Banks turn small business owners down for loans every day. Instead of showing all those rejected borrowers the door, doesn’t it make more sense to refer them to a potential lender that might be able to help them?
They sure think so in the UK. Chancellor George Osborne announced new rules this past August that will require banks to help “SMEs” — small and medium-sized enterprises — find alternative sources of financing.
This new legislation came in response to troubling data released by the Bank of England in May. The Bank of England report showed that big banks in England loaned almost $1 billion less to SMEs in the first quarter of this year than they did for the same period last year. To help reverse this trend, the government decided that if banks doesn’t want to lend to small business, it’s only fair they connect business owners with lenders who do.
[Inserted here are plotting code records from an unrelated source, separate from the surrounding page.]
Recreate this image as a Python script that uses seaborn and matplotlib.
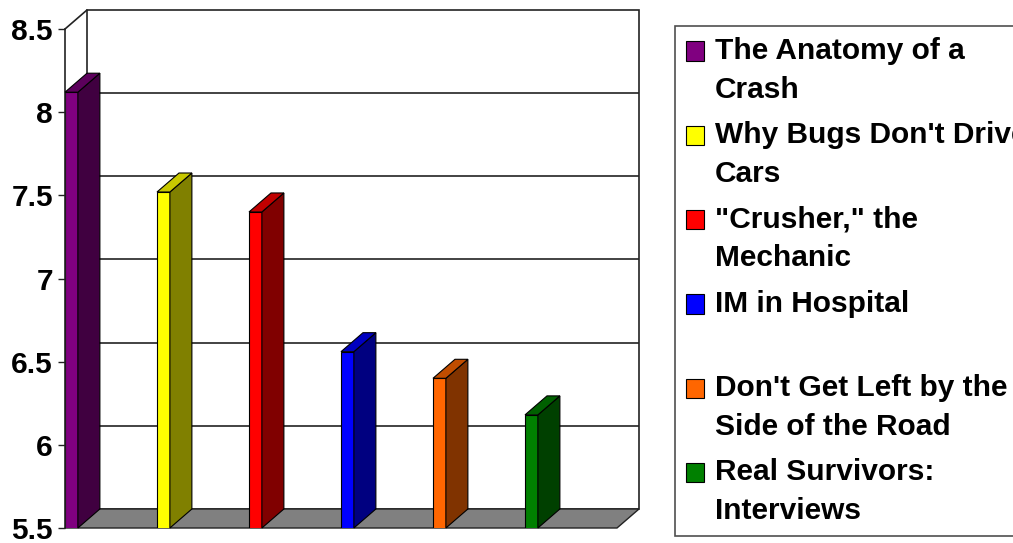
import matplotlib
matplotlib.use("Agg")
import matplotlib.pyplot as plt
import matplotlib.patches as mpatches
from matplotlib.legend_handler import HandlerPatch
from matplotlib.ticker import FormatStrFormatter
import seaborn as sns

# Dados do gráfico
titles = ["The Anatomy of a\nCrash", "Why Bugs Don't Drive\nCars", "\"Crusher,\" the\nMechanic",
          "IM in Hospital\n ", "Don't Get Left by the\nSide of the Road", "Real Survivors:\nInterviews"]
scores = [8.12, 7.52, 7.40, 6.56, 6.40, 6.18]
y_ticks = [5.5, 6, 6.5, 7, 7.5, 8, 8.5]

front_colors = ["#800080", "#FFFF00", "#FF0000", "#0000FF", "#FF6600", "#008000"]
side_colors = ["#400040", "#808000", "#800000", "#000080", "#803300", "#004000"]
top_colors = ["#5C005C", "#C8C800", "#C00000", "#0000C0", "#C04D00", "#006000"]

sns.set_style("white")
plt.rcParams['font.family'] = ['Liberation Sans', 'DejaVu Sans']
plt.rcParams['font.weight'] = 'bold'
plt.rcParams['text.color'] = 'black'
plt.rcParams['ytick.color'] = 'black'
plt.rcParams['ytick.labelcolor'] = 'black'

fig = plt.figure(figsize=(10.13, 5.43), dpi=100)
ax = fig.add_axes([65 / 1013, 15 / 543, 552 / 1013, 499 / 543])

bar_w = 0.14
sns.barplot(x=titles, y=scores, hue=titles, palette=front_colors, width=bar_w, saturation=1,
            legend=False, edgecolor="black", linewidth=0.8, ax=ax)

ymin, ymax = 5.5, 8.5
xmin, xmax = -bar_w / 2, -bar_w / 2 + 6
ax.set_xlim(xmin, xmax)
ax.set_ylim(ymin, ymax)

# profundidade do efeito 3D (em unidades de dados)
dx = 22 / 92
dy = 19 / 166.3

# parede de fundo e linhas de grade
ax.add_patch(mpatches.Rectangle((xmin + dx, ymin + dy), xmax - xmin, ymax - ymin, facecolor="white",
                                edgecolor="#222222", lw=1.2, clip_on=False, zorder=0.1))
ax.hlines([t + dy for t in y_ticks[1:-1]], xmin + dx, xmax + dx, color="#222222", lw=1.2,
          clip_on=False, zorder=0.2)
ax.plot([xmin, xmin + dx], [ymax, ymax + dy], color="#222222", lw=1.2, clip_on=False, zorder=0.2)

# chão cinza
ax.add_patch(mpatches.Polygon([(xmin, ymin), (xmax, ymin), (xmax + dx, ymin + dy), (xmin + dx, ymin + dy)],
                              closed=True, facecolor="#808080", edgecolor="#222222", lw=1,
                              clip_on=False, zorder=0.5))

# faces laterais e superiores das barras
for p, sc, tc in zip(ax.patches, side_colors, top_colors):
    x0 = p.get_x()
    x1 = x0 + p.get_width()
    v = p.get_height()
    ax.add_patch(mpatches.Polygon([(x1, ymin), (x1, v), (x1 + dx, v + dy), (x1 + dx, ymin + dy)],
                                  closed=True, facecolor=sc, edgecolor="black", lw=0.8,
                                  clip_on=False, zorder=3))
    ax.add_patch(mpatches.Polygon([(x0, v), (x1, v), (x1 + dx, v + dy), (x0 + dx, v + dy)],
                                  closed=True, facecolor=tc, edgecolor="black", lw=0.8,
                                  clip_on=False, zorder=3))
for p in ax.patches[:len(scores)]:
    p.set_zorder(2)

ax.set_xticks([])
ax.set_xlabel("")
ax.set_ylabel("")
ax.set_yticks(y_ticks)
ax.yaxis.set_major_formatter(FormatStrFormatter('%g'))
ax.tick_params(axis='y', left=True, length=5, width=1, pad=3.6, labelsize=21.5, color="#222222")
for lbl in ax.get_yticklabels():
    lbl.set_fontweight('bold')
for s in ["top", "right", "bottom"]:
    ax.spines[s].set_visible(False)
ax.spines["left"].set_color("#222222")
ax.spines["left"].set_linewidth(1.2)


# legenda com o quadrado alinhado na primeira linha
def square_first_line(legend, orig_handle, xdescent, ydescent, width, height, fontsize):
    return mpatches.Rectangle((-xdescent, -ydescent + 0.66 * fontsize), width, height)


handles = [mpatches.Patch(facecolor=c, edgecolor="black", lw=0.8) for c in front_colors]
leg = fig.legend(handles, titles, loc="upper left", mode="expand",
                 bbox_to_anchor=(675 / 1013, 0, 0.5, 1 - 26 / 543),
                 prop={'weight': 'bold', 'size': 21.5}, frameon=True, fancybox=False,
                 edgecolor="#222222", handlelength=0.62, handleheight=0.62, handletextpad=0.35,
                 borderpad=0.36, labelspacing=0.58, borderaxespad=0,
                 handler_map={mpatches.Patch: HandlerPatch(patch_func=square_first_line)})
leg.get_frame().set_linewidth(1.2)
for t in leg.get_texts():
    t.set_linespacing(1.5)

fig.savefig("out.png", dpi=100)
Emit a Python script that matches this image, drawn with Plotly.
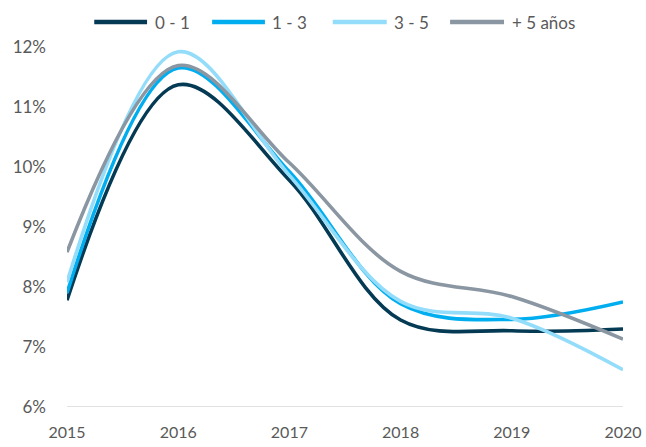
import plotly.graph_objects as go

years = [2015, 2016, 2017, 2018, 2019, 2020]
tramo_0_1 = [7.78, 11.37, 9.78, 7.45, 7.27, 7.30]
tramo_1_3 = [7.90, 11.65, 9.92, 7.72, 7.46, 7.75]
tramo_3_5 = [8.08, 11.92, 9.86, 7.76, 7.48, 6.62]
tramo_5_mas = [8.58, 11.69, 10.07, 8.26, 7.84, 7.13]

series_names = ["0 - 1", "1 - 3", "3 - 5", "+ 5 años"]
series_values = [tramo_0_1, tramo_1_3, tramo_3_5, tramo_5_mas]
series_colors = ["#053A54", "#00AEEF", "#93DDFA", "#8A96A1"]

y_ticks = [6, 7, 8, 9, 10, 11, 12]
y_labels = [f"{v}%" for v in y_ticks]

fig = go.Figure()
for name, vals, col in zip(series_names, series_values, series_colors):
    fig.add_trace(go.Scatter(
        x=years, y=vals, name=name, mode="lines",
        line=dict(color=col, width=3.6, shape="spline", smoothing=1.0),
        showlegend=False,
    ))

font_family = "Lato, 'Open Sans', sans-serif"
text_color = "#595959"
fig.update_layout(
    width=646, height=447,
    margin=dict(l=67, r=23, t=40, b=40, autoexpand=False),
    paper_bgcolor="white", plot_bgcolor="white",
    font=dict(family=font_family, size=17, color=text_color),
    showlegend=False,
    xaxis=dict(
        range=[2015, 2020], tickvals=years, ticktext=[str(y) for y in years],
        showgrid=False, zeroline=False, showline=False,
        ticks="", ticklabelstandoff=14, automargin=False,
        tickfont=dict(size=16),
    ),
    yaxis=dict(
        range=[6, 12], tickvals=y_ticks, ticktext=y_labels,
        showgrid=False, zeroline=False, showline=False,
        ticks="", ticklabelstandoff=20, automargin=False,
        domain=[0, 0.981],
    ),
)

# baseline at 6%
fig.add_shape(type="line", xref="paper", yref="y", x0=0, x1=1, y0=6, y1=6,
              line=dict(color="#D9D9D9", width=1.5), layer="below")

# legend row across the top: long line swatch followed by the label
legend_line_x = [(0.049, 0.144), (0.261, 0.356), (0.478, 0.575), (0.689, 0.786)]
legend_y = 1.049
for name, col, (x0, x1) in zip(series_names, series_colors, legend_line_x):
    fig.add_shape(type="line", xref="paper", yref="paper",
                  x0=x0, x1=x1, y0=legend_y, y1=legend_y,
                  line=dict(color=col, width=4.5))
    fig.add_annotation(xref="paper", yref="paper", x=x1 + 0.01, y=legend_y,
                       text=name, showarrow=False, xanchor="left",
                       yanchor="middle", font=dict(size=17, color=text_color))

fig.write_html("out.html")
Here’s how the new rules work: When a bank rejects a small business for a loan, they ask for permission to share the company’s details with another lender who might be able to offer them financing. If the business owner agrees, the bank forwards their information on to other potential lenders, including smaller banks, alternative lenders, and even crowdfunding sites.
As one lender put it, this legislation will “open up the floodgates” for both small businesses and the lenders who actually want to serve them. Another believes it will “get the UK economy firing on all cylinders.”
Here in the US, non-bank lenders are thriving, as many small business owners struggle to find the financing they need at the local bank. Despite the growth of non-bank lenders in the U.S., most small business owners who face big bank rejection don’t know they have other options. Some of them just give up when their traditional loan application is turned down.
Although it’s unlike this would happen in this country, if the US were to follow in the UK’s footsteps and pass similar legislation, it would certainly help facilitate borrower-lender relationships that may never have happened otherwise.